Last weekend, our parish set up an enormous graffiti-board at a festival called Flowermart that we knew was going to draw a couple thousand people. (Jim Quigley blogged about the idea here: http://stalbansdc.org/the-daily-cup/from-bones-to-hope/.) What happened was pretty magical:
People of all ages came to join in: little children, old people, even people who needed us to write for them. People who wrote in English, French, Spanish, Bulgarian, Korean, Arabic, Latin, and Greek. The little ones hoped for puppies, Legos, and “cadny.” Several kids hoped for an end to poverty, or that the homeless would find homes. The grown-ups wrote “peace,” “gun control,” “healing, “release,” “new life,” “a cure for breast cancer and for all cancer.” “Equal opportunity” appeared, as did “to get a job.” “$15/hour and a union” was near “love and dachshunds.” A man from a 12-step group hoped for “serenity and sobriety.” People posed for pictures next to their post, then came back, hours later, to read what others had written. Passers-by took pictures. A couple people offered to make donations; they were visibly confused when we explained that this was a gift. “Why are you doing this?” they asked, over and over. And yet, they chose to join in.
And then there were the conversations.
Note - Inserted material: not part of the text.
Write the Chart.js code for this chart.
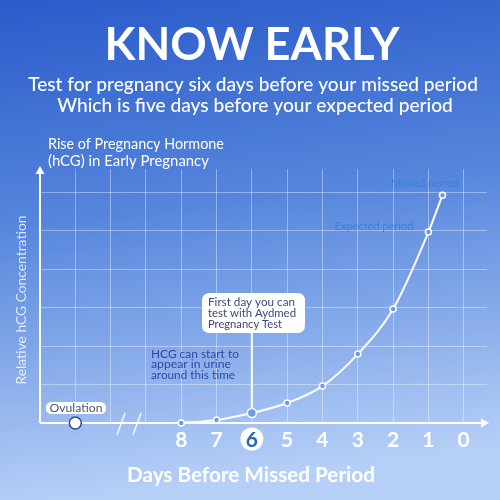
<!DOCTYPE html>
<html><head><meta charset="utf-8">
<script src="https://cdn.jsdelivr.net/npm/chart.js@4.4.0/dist/chart.umd.min.js"></script>
<style>html,body{margin:0;padding:0;background:#2a5bca}#wrap{width:500px;height:500px;position:relative}canvas{display:block}</style>
</head><body><div id="wrap"><canvas id="c" width="500" height="500"></canvas></div>
<script>
// ---- data ----
const dayValues = [8, 7, 6, 5, 4, 3, 2, 1, 0.6];
const hcgLevels = [0, 0.08, 0.26, 0.52, 0.96, 1.79, 2.96, 4.96, 5.92];
const tickDays = [8, 7, 6, 5, 4, 3, 2, 1, 0];
const tickLabels = ['8', '7', '6', '5', '4', '3', '2', '1', '0'];
const gridDays = [11, 10, 9, 8, 7, 6, 5, 4, 3, 2, 1, 0];
const gridLevels = [1, 2, 3, 4, 5, 6];
const ovulationDay = 11;
const ovulationLevel = 0;
const testDay = 6;

const FONT = 'Lato, "Noto Sans", sans-serif';

function fitSize(ctx, text, weight, targetW, base) {
  ctx.font = weight + ' ' + base + 'px ' + FONT;
  const w = ctx.measureText(text).width;
  return base * targetW / w;
}
function drawFit(ctx, text, weight, cx, cy, targetW, color, align) {
  const s = fitSize(ctx, text, weight, targetW, 20);
  ctx.font = weight + ' ' + s.toFixed(2) + 'px ' + FONT;
  ctx.fillStyle = color;
  ctx.textAlign = align || 'center';
  ctx.textBaseline = 'middle';
  ctx.fillText(text, cx, cy);
}
function roundRect(ctx, x, y, w, h, r) {
  ctx.beginPath();
  ctx.moveTo(x + r, y);
  ctx.lineTo(x + w - r, y); ctx.quadraticCurveTo(x + w, y, x + w, y + r);
  ctx.lineTo(x + w, y + h - r); ctx.quadraticCurveTo(x + w, y + h, x + w - r, y + h);
  ctx.lineTo(x + r, y + h); ctx.quadraticCurveTo(x, y + h, x, y + h - r);
  ctx.lineTo(x, y + r); ctx.quadraticCurveTo(x, y, x + r, y);
  ctx.closePath();
}

const decor = {
  id: 'decor',
  beforeDraw(chart) {
    const ctx = chart.ctx;
    ctx.save();
    const g = ctx.createLinearGradient(0, 0, 60, 500);
    g.addColorStop(0, '#2a5bca');
    g.addColorStop(0.45, '#5686dc');
    g.addColorStop(1, '#b6cff7');
    ctx.fillStyle = g;
    ctx.fillRect(0, 0, 500, 500);
    drawFit(ctx, 'KNOW EARLY', 'bold', 252, 45, 295, '#ffffff');
    drawFit(ctx, 'Test for pregnancy six days before your missed period', '500', 253, 85, 450, '#ffffff');
    drawFit(ctx, 'Which is five days before your expected period', '500', 255, 106, 396, '#ffffff');
    drawFit(ctx, 'Rise of Pregnancy Hormone', 'normal', 48, 144, 176, '#ffffff', 'left');
    drawFit(ctx, '(hCG) in Early Pregnancy', 'normal', 48, 161, 161, '#ffffff', 'left');
    ctx.save();
    ctx.translate(22, 300);
    ctx.rotate(-Math.PI / 2);
    drawFit(ctx, 'Relative hCG Concentration', 'normal', 0, 0, 169, 'rgba(255,255,255,0.78)');
    ctx.restore();
    drawFit(ctx, 'Days Before Missed Period', 'bold', 251, 475, 248, '#ffffff');
    ctx.restore();
  },
  beforeDatasetsDraw(chart) {
    const ctx = chart.ctx;
    const a = chart.chartArea;
    const xs = chart.scales.x, ys = chart.scales.y;
    ctx.save();
    ctx.strokeStyle = '#ffffff';
    ctx.fillStyle = '#ffffff';
    ctx.lineWidth = 2;
    ctx.beginPath(); ctx.moveTo(a.left, a.bottom); ctx.lineTo(a.left, a.top + 4); ctx.stroke();
    ctx.beginPath(); ctx.moveTo(a.left, a.top - 3); ctx.lineTo(a.left - 4.5, a.top + 5); ctx.lineTo(a.left + 4.5, a.top + 5); ctx.closePath(); ctx.fill();
    ctx.beginPath(); ctx.moveTo(a.left, a.bottom); ctx.lineTo(a.right - 4, a.bottom); ctx.stroke();
    ctx.beginPath(); ctx.moveTo(a.right + 2, a.bottom); ctx.lineTo(a.right - 6, a.bottom - 4.5); ctx.lineTo(a.right - 6, a.bottom + 4.5); ctx.closePath(); ctx.fill();
    ctx.lineWidth = 1.5;
    ctx.strokeStyle = 'rgba(255,255,255,0.9)';
    ctx.beginPath(); ctx.moveTo(117, 435); ctx.lineTo(125, 413); ctx.stroke();
    ctx.beginPath(); ctx.moveTo(133, 435); ctx.lineTo(141, 413); ctx.stroke();
    const tx = xs.getPixelForValue(testDay);
    const ty = ys.getPixelForValue(hcgLevels[dayValues.indexOf(testDay)]);
    ctx.strokeStyle = '#ffffff';
    ctx.lineWidth = 2;
    ctx.beginPath(); ctx.moveTo(tx, 333); ctx.lineTo(tx, ty); ctx.stroke();
    const by = a.bottom + 16;
    tickDays.forEach((d, i) => {
      const px = xs.getPixelForValue(d);
      if (d === testDay) {
        ctx.beginPath(); ctx.arc(px, by, 11.5, 0, Math.PI * 2); ctx.fillStyle = '#ffffff'; ctx.fill();
        ctx.fillStyle = '#2a64b8';
      } else {
        ctx.fillStyle = '#ffffff';
      }
      ctx.font = 'bold 21px ' + FONT;
      ctx.textAlign = 'center'; ctx.textBaseline = 'middle';
      ctx.fillText(tickLabels[i], px, by + 1);
    });
    ctx.font = '11px ' + FONT;
    ctx.fillStyle = 'rgba(50,130,220,0.9)';
    ctx.textAlign = 'center';
    ctx.fillText('Missed period', 425, 183);
    ctx.fillText('Expected period', 374, 226);
    ctx.restore();
  },
  afterDatasetsDraw(chart) {
    const ctx = chart.ctx;
    ctx.save();
    roundRect(ctx, 202, 293, 103, 40, 8);
    ctx.fillStyle = '#ffffff'; ctx.fill();
    drawFit(ctx, 'First day you can', 'normal', 208, 302, 87, '#3b4a78', 'left');
    drawFit(ctx, 'test with Aydmed', 'normal', 208, 313, 88, '#3b4a78', 'left');
    drawFit(ctx, 'Pregnancy Test', 'normal', 208, 324, 74, '#3b4a78', 'left');
    drawFit(ctx, 'HCG can start to', 'normal', 151, 354, 88, '#2b49a8', 'left');
    drawFit(ctx, 'appear in urine', 'normal', 151, 364.5, 80, '#2b49a8', 'left');
    drawFit(ctx, 'around this time', 'normal', 151, 375, 84, '#2b49a8', 'left');
    roundRect(ctx, 46, 402, 60, 12, 6);
    ctx.fillStyle = '#ffffff'; ctx.fill();
    drawFit(ctx, 'Ovulation', 'normal', 76, 408, 53, '#4b5680');
    ctx.restore();
  }
};

new Chart(document.getElementById('c'), {
  type: 'scatter',
  data: {
    datasets: [
      {
        label: 'hCG',
        data: dayValues.map((d, i) => ({ x: d, y: hcgLevels[i] })),
        showLine: true,
        borderColor: '#ffffff',
        borderWidth: 2,
        cubicInterpolationMode: 'monotone',
        pointRadius: c => (dayValues[c.dataIndex] === testDay ? 4.5 : 3),
        pointBackgroundColor: '#6f9be6',
        pointBorderColor: '#ffffff',
        pointBorderWidth: 1.5,
        clip: false
      },
      {
        label: 'Ovulation',
        data: [{ x: ovulationDay, y: ovulationLevel }],
        pointRadius: 6,
        pointBackgroundColor: '#ffffff',
        pointBorderColor: '#2b4c9b',
        pointBorderWidth: 1.5,
        clip: false
      }
    ]
  },
  options: {
    responsive: false,
    animation: false,
    devicePixelRatio: 1,
    layout: { padding: { left: 40, right: 13, top: 169, bottom: 77 } },
    plugins: { legend: { display: false }, tooltip: { enabled: false }, title: { display: false } },
    scales: {
      x: {
        type: 'linear', reverse: true, min: -0.66, max: 12,
        afterBuildTicks: s => { s.ticks = gridDays.map(v => ({ value: v })); },
        ticks: { display: false },
        grid: { color: 'rgba(255,255,255,0.38)', lineWidth: 1, drawTicks: false },
        border: { display: false }
      },
      y: {
        type: 'linear', min: 0, max: 6.6,
        afterBuildTicks: s => { s.ticks = gridLevels.map(v => ({ value: v })); },
        ticks: { display: false },
        grid: { color: 'rgba(255,255,255,0.38)', lineWidth: 1, drawTicks: false },
        border: { display: false }
      }
    }
  },
  plugins: [decor]
});
</script>
</body></html>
Cathy, who had just been diagnosed with breast cancer. Sarah’s mom, who hoped for a healthy, full-term granddaughter (after her daughter had suffered two miscarriages). (Pray for them both.) The cheeky guy in a wheelchair who looked at me pointedly and said,”I hope for help to get to Flowermart.” I abandoned my post and pushed him up the hill.
The most moving thing was that when we asked people what was in their hearts, we revealed the beauty in one another.
And then there’s this: last week, I wrote about Glennon Doyle Melton using her blog to raise money for Syrian refugees. The day I wrote about, The Compassion Collective raised $380,000. In donations that were capped at $25/person. If everyone gave the maximum amount, that’s more than a million people reaching out to help strangers in need. Probably, not everyone did give the maximum amount, so that’s even more.
We have been hearing a lot these days about “those people,” by which speakers indicate anyone who is not like themselves: different race, different gender, different values, lives in a different part of the country. Well, more than a million of Those People reached out from their living rooms to lift up the lives of strangers. They gave their money and the prayers of their heart. And when you ask Those People what they hope for, they write: peace, kindness, compassion, a world without violence, pizza, new life, for someone to love me.
Personally, I am proud to be one of Those People. Maybe we can even start a movement: “I’m one of Those People.” Will you join us?